Designing the PCB in order to run sensitive signals (such as data communication lines) in the inner layers is another security enhancement that has been integrated in TIGER. TIGER has been designed also to support the GORE Secure Encapsulated Module, which is an envelope that completely covers the module and is connected to the internal security supervisor. This tamper mesh is targeted at FIPS 140-2, Level 4, DoD, NSA Type 1 security and CESG Enhanced Grade security.

Security Supervisor Circuit. A security supervisor can be an option to monitor the tamper mesh status and other physical attacks. The concept of a security supervisor is to store the cryptographic keys in a secure memory, and erase them if a security event is triggered. Security supervisors support the security level requirements of FIPS 140-2 and Common criteria with functions as real-time clock, tamper comparator, tamper logic inputs (for case switch, for example), temperature sensor (required for FIPS 140-2 level 4), and nonimprinting key memory.

A security supervisor has been integrated in TIGER (Figure 4) to support these security functions and facilitate the certification process. The cryptographic keys are loaded to the security supervisor in a non-inprinting key memory via a security processing microcontroller, which performs encryption functions and GNSS security processing such as secure timing synchronization, spoofing, and jamming detection. The non-inprinting key memory addresses the security risk created by the tendency of the memory cells to exhibit charge accumulation or depletion in the oxide layers of the devices composing the memory cells.


Figure 4. TIGER hardware security components.
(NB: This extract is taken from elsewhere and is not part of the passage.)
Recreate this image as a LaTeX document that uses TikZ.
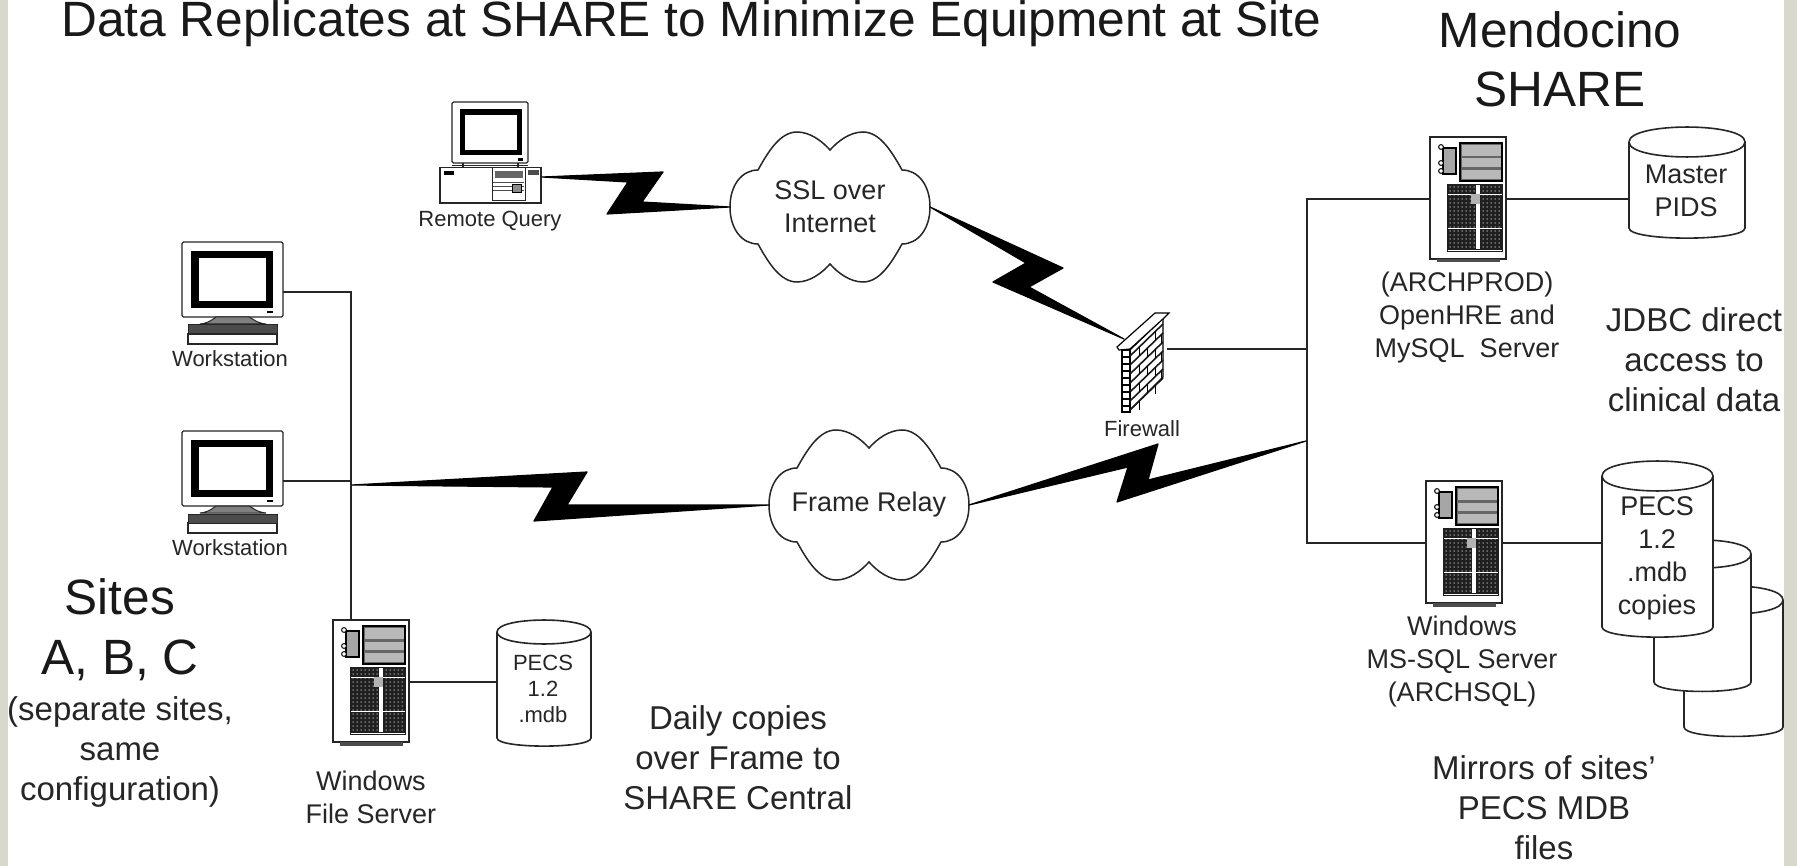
\documentclass[tikz,border=0pt]{standalone}
\usepackage{fontspec}
\setmainfont{Liberation Sans}
\newcommand{\fsz}[2]{\fontsize{#1}{#2}\selectfont}
\tikzset{
  x=1pt,y=-1pt,
  wire/.style={draw=black!85,line width=1.5pt},
  icon/.style={draw=black!85,line width=1.3pt,fill=white},
  bolt/.style={fill=black,draw=black,line width=1.2pt,line join=round},
  lab/.style={inner sep=0pt,align=center,text=black!85},
  small/.style={lab,font=\fsz{22}{26}},
  mid/.style={lab,font=\fsz{27}{33}},
  big/.style={lab,font=\fsz{33}{40}},
  huge/.style={lab,font=\fsz{49.6}{59},text=black!90},
  pics/cloud/.style={code={
    \path[icon,line width=1.5pt] (-100,0) .. controls (-100,-22) and (-88,-37) .. (-72,-37)
      .. controls (-62,-55) and (-50,-75) .. (-33,-75)
      .. controls (-20,-75) and (-8,-66) .. (0,-57)
      .. controls (8,-66) and (20,-75) .. (33,-75)
      .. controls (50,-75) and (62,-55) .. (72,-37)
      .. controls (88,-37) and (100,-22) .. (100,0)
      .. controls (100,22) and (88,37) .. (72,37)
      .. controls (62,55) and (50,75) .. (33,75)
      .. controls (20,75) and (8,66) .. (0,57)
      .. controls (-8,66) and (-20,75) .. (-33,75)
      .. controls (-50,75) and (-62,55) .. (-72,37)
      .. controls (-88,37) and (-100,22) .. (-100,0) -- cycle;
    \coordinate (-w) at (-100,0);
    \coordinate (-e) at (100,0);
  }},
  pics/cyl/.style n args={3}{code={
    \path[icon,line width=1.6pt] (0,#3) -- (0,#2-#3)
      .. controls (0,#2-#3*.1) and (#1,#2-#3*.1) .. (#1,#2-#3) -- (#1,#3)
      .. controls (#1,-#3*.33) and (0,-#3*.33) .. (0,#3)
      .. controls (0,#3*2.33) and (#1,#3*2.33) .. (#1,#3);
    \coordinate (-nw) at (0,0);
    \coordinate (-ne) at (#1,0);
  }},
  pics/server/.style={code={
    \path[icon] (0,0) rectangle (76,122);
    \fill[black!70] (7,122) rectangle (70,125.5);
    % drive bays
    \path[draw=black,line width=1.4pt,fill=black!60] (30,6) rectangle (72,44);
    \foreach \a/\b in {8/19,21.5/30,33/42}{\fill[black!28] (31.5,\a) rectangle (70.5,\b);}
    % handle block
    \path[draw=black,line width=1.1pt,fill=black!35] (13,11) rectangle (26,37);
    \foreach \a in {10,26,34}{\draw[black,line width=1pt,fill=white] (11,\a) circle[radius=2.4];}
    % vent panel
    \fill[black!88] (17,47) rectangle (73,115);
    \foreach \yy in {50,54,...,112}{
      \foreach \xx in {20,24,...,44,53,57,...,71}{\fill[white!70!black] (\xx,\yy) circle[radius=.75];}}
    \foreach \yy in {57,91}{\draw[white,line width=.8pt] (18,\yy) -- (72,\yy);}
    \draw[white,line width=.8pt] (18,113) -- (72,113);
    \fill[white] (46,48) rectangle (50,112);
    \fill[black!30] (41,57) rectangle (50,67);
    \coordinate (-w) at (0,62);
    \coordinate (-e) at (76,62);
    \coordinate (-n) at (18,0);
  }},
  pics/workstation/.style={code={
    \path[icon,rounded corners=1.5pt] (0,0) rectangle (101,75);
    \path[fill=black] (9,9) rectangle (91,66);
    \path[fill=white] (17,16) rectangle (84,59);
    \fill[black] (85,69) rectangle (91,71);
    \path[draw=black!85,line width=1pt,fill=black!50] (18,82) .. controls (28,81) and (32,76) .. (34,75)
       -- (67,75) .. controls (70,76) and (74,81) .. (84,82) -- cycle;
    \path[icon] (6,92) rectangle (95,102);
    \path[draw=black!85,line width=1pt,fill=black!70] (6,83) rectangle (95,92);
    \coordinate (-e) at (101,50);
  }},
  pics/desktop/.style={code={
    \path[icon,rounded corners=1.5pt] (12,0) rectangle (88,61);
    \path[fill=black] (20,7) rectangle (82,53);
    \path[fill=white] (25,13) rectangle (77,48);
    \fill[black] (78,56) rectangle (83,59);
    \draw[black!85,line width=1.2pt] (23,61) -- (23,65) (78,61) -- (78,65);
    \draw[black!85,line width=1pt] (12,64) -- (88,64);
    \path[icon] (0,65.5) rectangle (101,101);
    \fill[black] (4,69) rectangle (14,73);
    \path[draw=black!85,line width=1pt,fill=white] (52,66) rectangle (85,99);
    \fill[black!60] (55,69) rectangle (83,76);
    \draw[black!70,line width=1pt] (53,81) -- (84,81) (53,85) -- (84,85) (53,89) -- (84,89);
    \path[draw=black,line width=.8pt,fill=black!45] (72,82) rectangle (81,90);
    \fill[black!70] (88,68) rectangle (99,73);
    \coordinate (-e) at (102,75);
  }},
  pics/firewall/.style={code={
    % wall
    \path[draw=black,line width=1.2pt,fill=white] (13,37) -- (46,5) -- (46,64) -- (13,97) -- cycle;
    \path[draw=black,line width=1.2pt,fill=white] (5,37) rectangle (13,99);
    \foreach \k in {0,1,...,6}{
      \draw[black!90,line width=1.6pt] (13,{43+\k*9}) -- (46,{11+\k*9});}
    \foreach \k in {0,2,4,6}{
      \draw[black,line width=1pt] (22,{34+\k*9}) -- (22,{43+\k*9}) (38,{18+\k*9}) -- (38,{27+\k*9});}
    \foreach \k in {1,3,5}{
      \draw[black,line width=1pt] (30,{26+\k*9}) -- (30,{35+\k*9}) (44,{13+\k*9}) -- (44,{22+\k*9});}
    \foreach \k in {1,...,8}{\draw[black,line width=1.2pt] (5,{37+\k*7}) -- (13,{37+\k*7});}
    \path[draw=black,line width=1.2pt,fill=white] (0,34) -- (38,0) -- (52,0) -- (47,5) -- (13,36) -- (2,37) -- cycle;
    \coordinate (-nw) at (7,26);
    \coordinate (-e) at (50,36);
  }},
}
\begin{document}
\begin{tikzpicture}
\useasboundingbox (0,0) rectangle (1797,866);
\fill[fill={rgb,255:red,216;green,216;blue,204}] (0,0) rectangle (1797,866);
\fill[white] (8,0) rectangle (1784,866);

% coordinates of the buses
\coordinate (busL) at (351,292);
\coordinate (busR) at (1307,199);
\coordinate (frL) at (352,485);
\coordinate (frR) at (1306,441);

% icons
\pic (rq) at (440,102) {desktop};
\pic (w1) at (182,242) {workstation};
\pic (w2) at (182,431) {workstation};
\pic (fs) at (333,620) {server};
\pic (ap) at (1430,137) {server};
\pic (as) at (1426,481) {server};
\pic (db1) at (497,620) {cyl={94}{130}{12}};
\pic (mp) at (1629,127) {cyl={116}{116}{15}};
\pic (c3) at (1684,586) {cyl={99}{155}{14}};
\pic (c2) at (1654,540) {cyl={97}{156}{14}};
\pic (c1) at (1602,461) {cyl={111}{181}{15}};
\pic (ssl) at (830,207) {cloud};
\pic (fr) at (869,505) {cloud};
\pic (fw) at (1117,313) {firewall};

% wires
\draw[wire] (w1-e) -- (w1-e -| busL) -- (fs-n);
\draw[wire] (w2-e) -- (w2-e -| busL);
\draw[wire] (fs-e) -- (fs-e -| db1-nw);
\draw[wire] (fw-e) -- (fw-e -| busR);
\draw[wire] (ap-w) -- (busR) -- (busR |- as-w) -- (as-w);
\draw[wire] (ap-e) -- (ap-e -| mp-nw);
\draw[wire] (as-e) -- (as-e -| c1-nw);

% lightning links
\path[bolt] (rq-e) -- (663,172) -- (642,202) -- (ssl-w) -- (607,214) -- (628,182) -- cycle;
\path[bolt] (ssl-e) -- (1063,268) -- (1029,287) -- (fw-nw) -- (993,282) -- (1026,263) -- cycle;
\path[bolt] (frL) -- (587,472) -- (567,505) -- (fr-w) -- (534,521) -- (553,487) -- cycle;
\path[bolt] (fr-e) -- (1158,444) -- (1148,480) -- (frR) -- (1117,502) -- (1128,467) -- cycle;

% labels
\node[huge,anchor=base west] (title) at (61,37) {Data Replicates at SHARE to Minimize Equipment at Site};
\node[huge] (mendo) at (1560,59) {Mendocino\\SHARE};
\node[small] (lrq) at (490,221) {Remote Query};
\node[small] (lw1) at (230,359) {Workstation};
\node[small] (lw2) at (230,548) {Workstation};
\node[small] (lfw) at (1142,429) {Firewall};
\node[mid] (lssl) at (830,207) {SSL over\\Internet};
\node[mid] (lfr) at (869,505) {Frame Relay};
\node[small] (ldb1) at (543,689) {PECS\\1.2\\.mdb};
\node[mid] (lfs) at (371,797) {Windows\\File Server};
\node[big] (ldaily) at (738,758) {Daily copies\\over Frame to\\SHARE Central};
\node[huge,font=\fsz{49.6}{60}] (lsites) at (120,630) {Sites\\A, B, C};
\node[big] (lsep) at (120,752) {(separate sites,\\same\\configuration)};
\node[mid] (lap) at (1467,318) {(ARCHPROD)\\OpenHRE and\\MySQL\ \ Server};
\node[mid] (lmp) at (1686,191) {Master\\PIDS};
\node[big] (ljdbc) at (1694,360) {JDBC direct\\access to\\clinical data};
\node[mid] (las) at (1462,662) {Windows\\MS-SQL Server\\(ARCHSQL)};
\node[mid] (lc1) at (1657,558) {PECS\\1.2\\.mdb\\copies};
\node[big] (lmir) at (1544,808) {Mirrors of sites'\\PECS MDB\\files};
\end{tikzpicture}
\end{document}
Standard Memory cells suffer from charge accumulation or depletion in the oxide layers when the data is stored over a long period of time, leaving an imprint of the data that was stored. This data can be recovered also after a memory clear operation.

The non-inprinting key memory addresses this security risk as the technology has been designed and developed to eliminate the problem of oxide stress with a continuous complementing of the device’s SRAM powered by the back-up battery. In case of tamper event the entire memory is cleared leaving no traces in specific sectors.

Tamper-resistant coatings (TRC). This is referred as the use of a protective layer of resin or thermal spray ceramic that limits the direct access to PCB traces and components. Although it can make the attacker’s job harder, with the possibility to break the outer layer traces or components at the first attempt, it does not stop subsequent microprobing attacks once the hardware design has been discovered.


Future secure GNSS receivers should be designed with the considerations presented here in order to protect sensitive signals and the position and time data integrity.


The TIGER project received funding from the Galileo Supervisory Authority, via the European Community’s framework programme ([FP7/2007-2013][FP7/2007-2011]) under grant agreement n° 228443.

The material in this article was first presented at the ESA/IEEE NAVITEC 2010 conference, in Noordwijk, the Netherlands, as “Security Considerations in the design of tamper resistant GNSS receivers.”

Oscar Pozzobon is the technical director and co-founder of Qascom S.r.l. Italy. He received a diploma in computer science engineering and a degree in information technology engineering from the University of Padova, Italy, and a master’s degree in telecommunication engineering from the University of Queensland, Australia.

Chris Wullems is a co-founder of Qascom S.r.l. Italy. He has been engaged in projects that range from secure tracking for hazardous and safety-critical applications to development of GNSS receiver security technologies.. He received his Ph.D. from Queensland University of Technology in Australia.

Marco Detratti received a M. Sc. in electronic engineering from the University of Perugia, Italy, and a diploma of advanced studies from the University of Cantabria, Spain. At present he is with the European GNSS Agency (GSA) acting as market innovation officer. His research interests include evolution of GNSSs, implementation and prototyping issues of GNSS receivers, and emerging applications of GNSS technologies.